The city plans to monitor the mileage and engine condition of the vehicles for two months and then assess the success of the program in late June. If the results are positive, public works officials plan to expand the program to include more municipal vehicles.

Frontier Oil Co. in China, Maine, is providing Portland with the B-20 biodiesel (a common biodiesel mixture of 20 percent soybean fuel and 80 percent standard petroleum-based diesel fuel) at a price of 20 cents more per gallon than regular gasoline. Portland’s municipal vehicles use 200,000 gallons of diesel fuel a year, says Austin. He estimates biodiesel fuel for the pilot program will cost the city an extra $200 over the next two months. The Public Works department is using money from its budget to pay for the program. No additional funds were provided.

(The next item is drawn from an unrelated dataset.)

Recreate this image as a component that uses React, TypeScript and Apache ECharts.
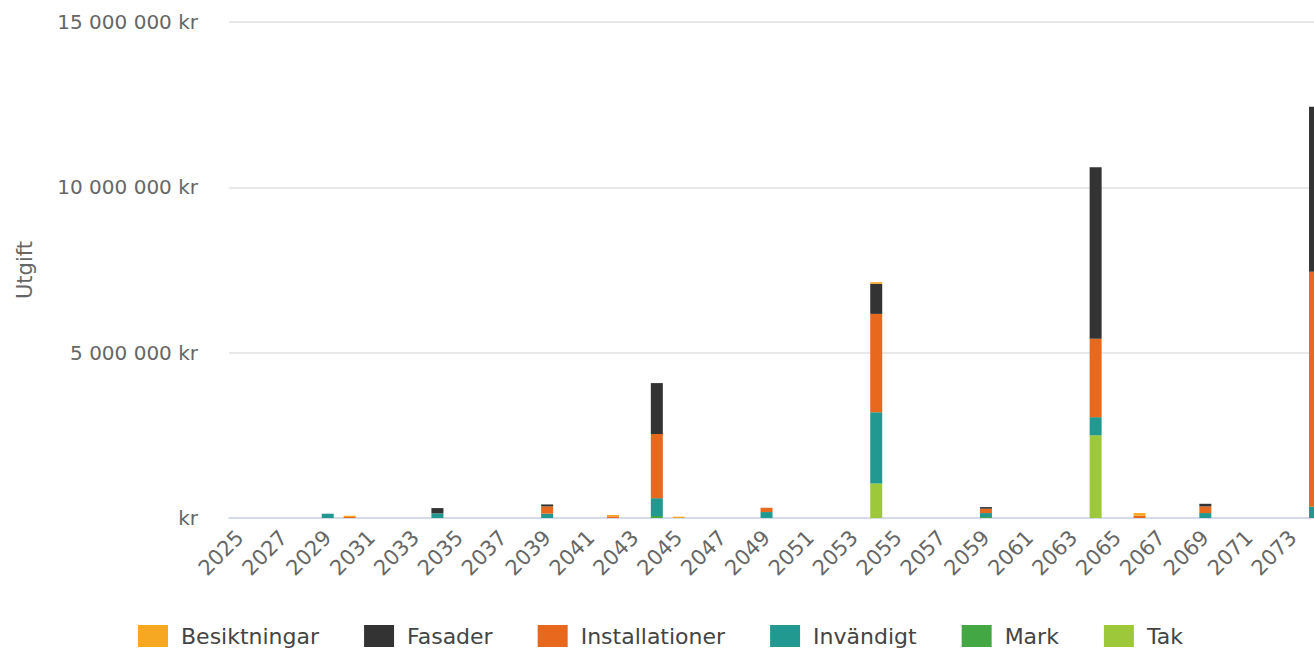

While city officials admit the fuel won’t save money (at least in the short term), it could improve air quality and extend the lifespan of the engines in the city’s vehicles.

Portland’s soybean fuel program is modeled after a similar effort in Keene, New Hampshire. Since 2004, the city of Keene has run all 68 of its city vehicles (including ambulances, dump trucks, and snow haulers) on biodiesel fuel rather than diesel fuel. According to Stephen Russell, fleet superintendent for the Keene Public Works Department, the program has reduced greenhouse gas emissions in Keene by about 420 tons per year. The engines of Keene municipal vehicles are also “running cleaner,” especially during the cold winter months, because biodiesel fuel remains fluid at low temperatures which typically thicken diesel fuel.

“They had success with it that it was an incentive for us to do the same,” says Peter DeWitt, spokesman for the city of Portland. “They’re a similar community, they’re a little smaller than us, but they deal with the same seasonal issues.”

Austin and Russell will attend the state's first alternative fuel conference this Thursday in Augusta to talk about their soybean fuels. The Maine Department of Transportation is sponsoring the day-long event to introduce officials from municipalities across the state to cleaner fuel options like biodiesel. An MDOT spokesman says the event was so popular he had to turn people away.